Who is the FSA, Turkey's allied force in Syria?


Istanbul (AFP)

The pro-Ankara Syrian forces who helped the Turkish army oust Kurdish militia from the northern Syrian city of Afrin are an umbrella grouping of fighting brigades trained by Turkey into an increasingly effective fighting unit.

Ankara calls these Syrian forces the Free Syrian Army (FSA) but in reality they are made out of different components that crystallised during the course of Syria's seven-year civil war.

Some may have Islamist inclinations but have themselves also fought against the Islamic State (IS) extremist group and Al-Qaeda during the civil war.

While the Turkish army itself was involved in the two-month offensive that took Afrin from People's Protection Units (YPG) militia Sunday, it has been reliant on the Syrian armed rebel groups to do much of the fighting.

The groups fighting under Turkey in Afrin may refer to themselves as FSA but "they are divided into several different factions," said Aron Lund, a fellow with US-based think tank the Century Foundation.

"The Free Syrian Army name was always more of a label," he told AFP.

- 'Islamists rather than jihadis' -

The groups taking part in the Afrin offensive notably included the Sultan Murad Brigade, the Hamza Division and Faylaq al-Sham, close to the Islamist group Muslim Brotherhood.

Lund said while several FSA factions can be described as "Islamists", they do not share the ideology of Al-Qaeda or IS.

"It would seem wrong and propagandistic to label these groups jihadis in that sense," he added.

President Recep Tayyip Erdogan in January lashed out at criticisms of the FSA.

He said it "is not a terrorist organisation but a national structure which is comprised of people from all dispositions, faiths and ethnic origins, defending their own country."

Turkey first employed the FSA in this fashion in the Euphrates Shield operation from August 2016 to March 2017, during which the forces took control of a swathe of territory to the east of Afrin.

Towns captured from jihadists in that operation -- such as Jarabulus and Al-Bab -- are now seeing substantial Turkish influence in rebuilding and a moderate influx of returning refugees.

For pro-government Turkish military expert Abdullah Agar, the "stability" inside areas administered by the FSA since the end of the Euphrates Shield operation demonstrated the merits of supporting the FSA.

"Order has been reestablished.
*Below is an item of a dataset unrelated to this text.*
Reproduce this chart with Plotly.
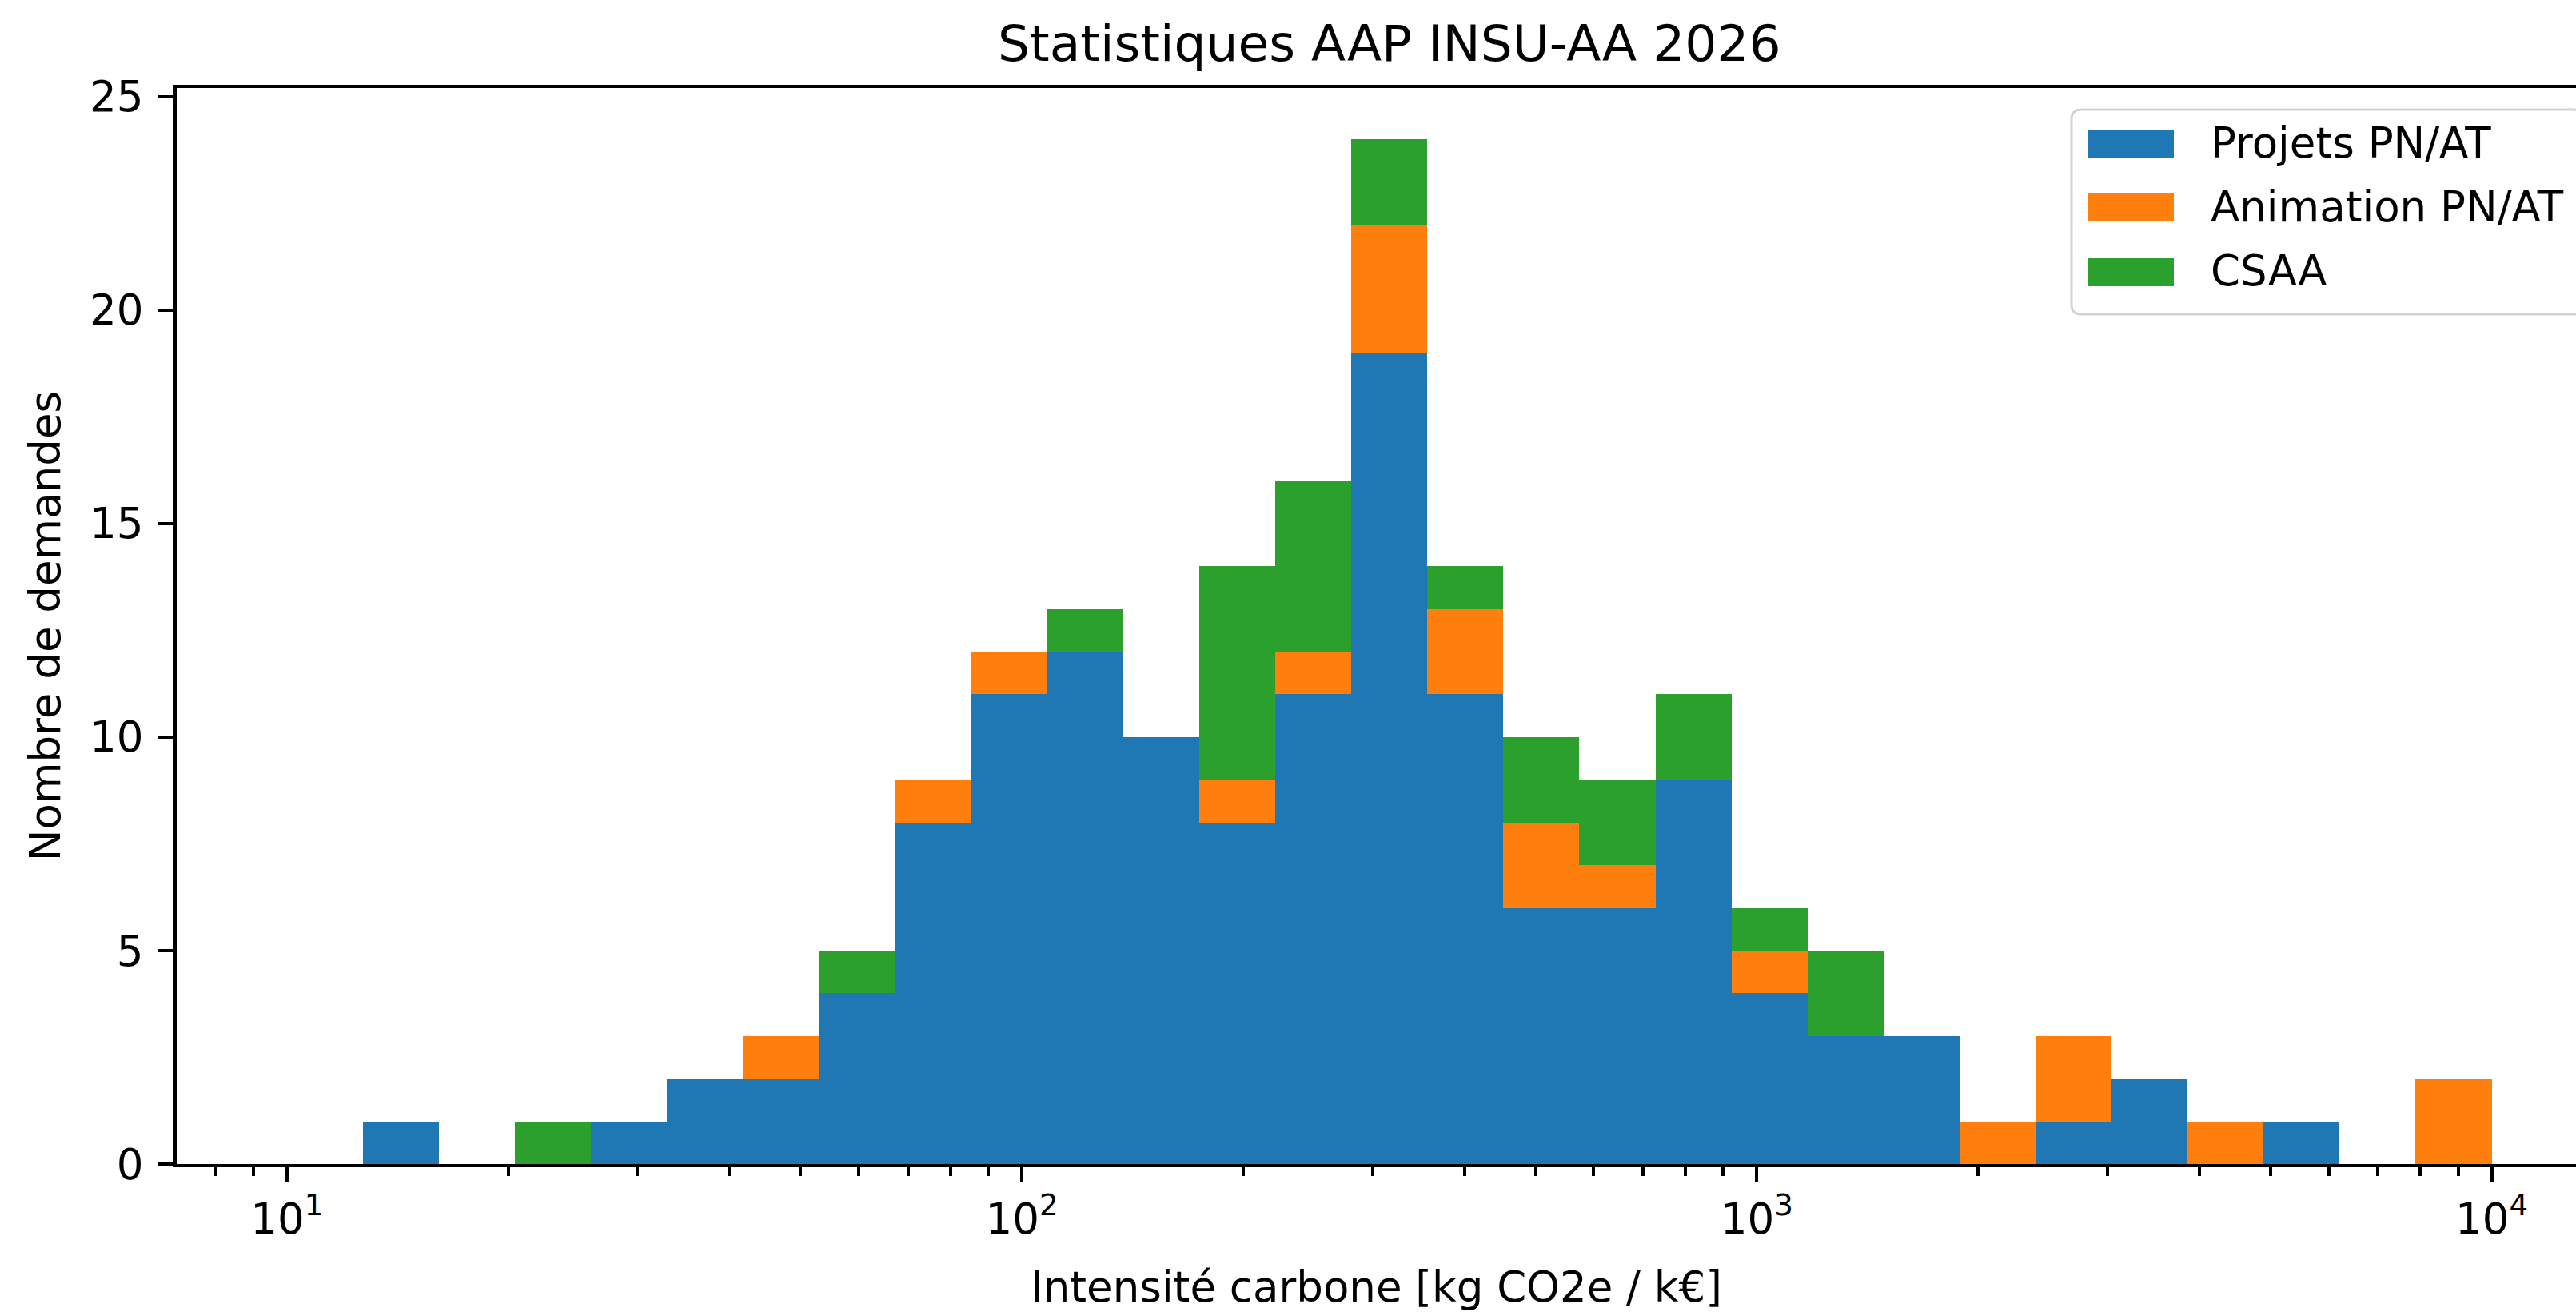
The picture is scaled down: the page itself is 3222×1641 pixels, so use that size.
import numpy as np
import plotly.graph_objects as go

# ---------------- data ----------------
# histogram bins: 29 log-spaced bins between 10 and 10^4 kg CO2e / k€
bin_edges = np.logspace(1, 4, 30)
projets = [0, 1, 0, 0, 1, 2, 2, 4, 8, 11, 12, 10, 8, 11, 19, 11, 6, 6, 9, 4, 3, 3, 0, 1, 2, 0, 1, 0, 0]
animation = [0, 0, 0, 0, 0, 0, 1, 0, 1, 1, 0, 0, 1, 1, 3, 2, 2, 1, 0, 1, 0, 0, 1, 2, 0, 1, 0, 0, 2]
csaa = [0, 0, 0, 1, 0, 0, 0, 1, 0, 0, 1, 0, 5, 4, 2, 1, 2, 2, 2, 1, 2, 0, 0, 0, 0, 0, 0, 0, 0]
series_names = ["Projets PN/AT", "Animation PN/AT", "CSAA"]
xtick_vals = [10, 100, 1000, 10000]
xtick_text = ["10<sup>1</sup>", "10<sup>2</sup>", "10<sup>3</sup>", "10<sup>4</sup>"]
ytick_vals = [0, 5, 10, 15, 20, 25]
title_text = "Statistiques AAP INSU-AA 2026"
xlabel = "Intensité carbone [kg CO2e / k€]"
ylabel = "Nombre de demandes"

# ---------------- style ----------------
colors = ["#1f77b4", "#ff7f0e", "#2ca02c"]
FONT = "DejaVu Sans"
W, H = 3222, 1641
ML, MR, MT, MB = 221, 0, 110, 185
PW, PH = W - ML - MR, H - MT - MB


def px2x(px):
    return (px - ML) / PW


def px2y(py):
    return (H - MB - py) / PH


left_edges = bin_edges[:-1]
right_edges = bin_edges[1:]
centers = (left_edges + right_edges) / 2.0
widths = right_edges - left_edges

fig = go.Figure()
for name, vals, col in zip(series_names, [projets, animation, csaa], colors):
    fig.add_trace(go.Bar(
        x=centers, y=vals, width=widths, name=name,
        marker=dict(color=col, line=dict(width=0)),
        showlegend=False,
    ))

minor_vals = [m * 10 ** e for e in range(0, 4) for m in range(2, 10)]

fig.update_layout(
    width=W, height=H,
    margin=dict(l=ML, r=MR, t=MT, b=MB, pad=0),
    barmode="stack",
    paper_bgcolor="white", plot_bgcolor="white",
    font=dict(family=FONT, size=53, color="black"),
    title=dict(text=title_text, x=1737.75 / W, xref="container", xanchor="center",
               y=1 - 54 / H, yref="container", yanchor="middle",
               font=dict(family=FONT, size=63, color="black")),
    xaxis=dict(
        type="log", range=[0.85, 4.1147],
        tickmode="array", tickvals=xtick_vals, ticktext=xtick_text,
        ticks="outside", ticklen=19, tickwidth=4, tickcolor="black",
        minor=dict(tickmode="array", tickvals=minor_vals, ticks="outside",
                   ticklen=11, tickwidth=4, tickcolor="black", showgrid=False),
        showline=True, linecolor="black", linewidth=4, mirror=True,
        showgrid=False, zeroline=False,
        tickfont=dict(family=FONT, size=53, color="black"),
        title=dict(text=xlabel, font=dict(family=FONT, size=53, color="black"), standoff=38),
    ),
    yaxis=dict(
        range=[0, 25.2], tickmode="array", tickvals=ytick_vals,
        ticks="outside", ticklen=19, tickwidth=4, tickcolor="black",
        showline=True, linecolor="black", linewidth=4, mirror=False,
        showgrid=False, zeroline=False,
        tickfont=dict(family=FONT, size=53, color="black"),
        ticklabelstandoff=8,
        title=dict(text=ylabel, font=dict(family=FONT, size=53, color="black"), standoff=20),
    ),
)

# ---------------- custom legend (matplotlib-like) ----------------
lx0, lx1, ly0, ly1, rad = 2591, 3230, 137, 393, 12
rx, ry = rad / PW, rad / PH
X0, X1, Y0, Y1 = px2x(lx0), px2x(lx1), px2y(ly0), px2y(ly1)
frame_path = (
    f"M {X0 + rx},{Y0} L {X1 - rx},{Y0} Q {X1},{Y0} {X1},{Y0 - ry} "
    f"L {X1},{Y1 + ry} Q {X1},{Y1} {X1 - rx},{Y1} "
    f"L {X0 + rx},{Y1} Q {X0},{Y1} {X0},{Y1 + ry} "
    f"L {X0},{Y0 - ry} Q {X0},{Y0} {X0 + rx},{Y0} Z"
)
fig.add_shape(type="path", path=frame_path, xref="paper", yref="paper",
              fillcolor="rgba(255,255,255,0.8)", line=dict(color="#d3d3d3", width=3),
              layer="above")

row_tops = [162, 242, 323]
for name, col, top in zip(series_names, colors, row_tops):
    fig.add_shape(type="rect", xref="paper", yref="paper",
                  x0=px2x(2611), x1=px2x(2719), y0=px2y(top), y1=px2y(top + 35),
                  fillcolor=col, line=dict(width=0), layer="above")
    fig.add_annotation(text=name, xref="paper", yref="paper",
                       x=px2x(2763), y=px2y(top + 16), xanchor="left", yanchor="middle",
                       showarrow=False, font=dict(family=FONT, size=53, color="black"))

fig.write_html("out.html",
               config={"displayModeBar": False},
               post_script="document.body.style.margin='0';document.body.style.overflow='hidden';")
Tens of thousands of people have returned to their homeland... There is now a model region there," Agar told AFP, saying a similar pattern would now follow in Afrin.
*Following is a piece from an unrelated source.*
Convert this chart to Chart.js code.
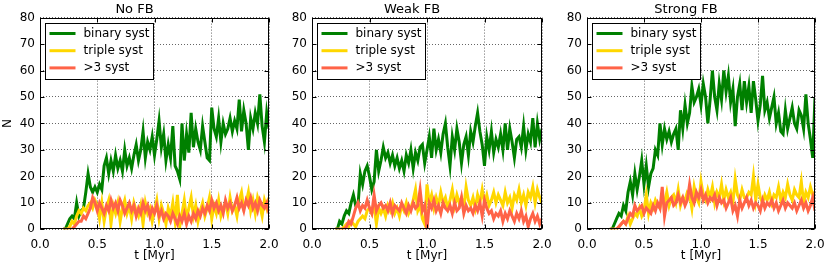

Ankara is accused of throwing petrol on the fire by openly supporting groups involved in the Syrian civil war. But it has always insisted that its aim is to secure areas inside Syria to allow the return of the 3.5 million Syrian refugees living in Turkey.

- 'Huge effort to consolidate' -

The FSA in its current form is a far cry from how it looked at the onset of the conflict.

It was created by a Syrian colonel who had taken refugee in Turkey as a force to take on President Bashar al-Assad and was essentially made up of civilians who joined the rebellion, joined by deserters from the army.

But despite support from the West, this structure gradually lost its way.

This left room for a variety of factions ranging from secular rebels to Islamist groups to take root before being given more cohesion by Ankara.

A retired Turkish general who worked with the FSA during the Euphrates Shield offensive stressed that there had been a "huge effort to consolidate those groups and improve their organisation and discipline", and their wages are paid by Ankara.

Images at the weekend showed some FSA pillaging shops and homes in the city. But the general insisted this only involved a "minority".

"In warfare situations you can see these kind of pictures but not all the fighters behave like that," said the retired general, who did not wished to be named.

The FSA's involvement in fighting also offers a Syrian guarantee to the Turkish intervention, he added. "Turkey has a strong military but it wants to show the world that this is also a Syrian fight against the YPG."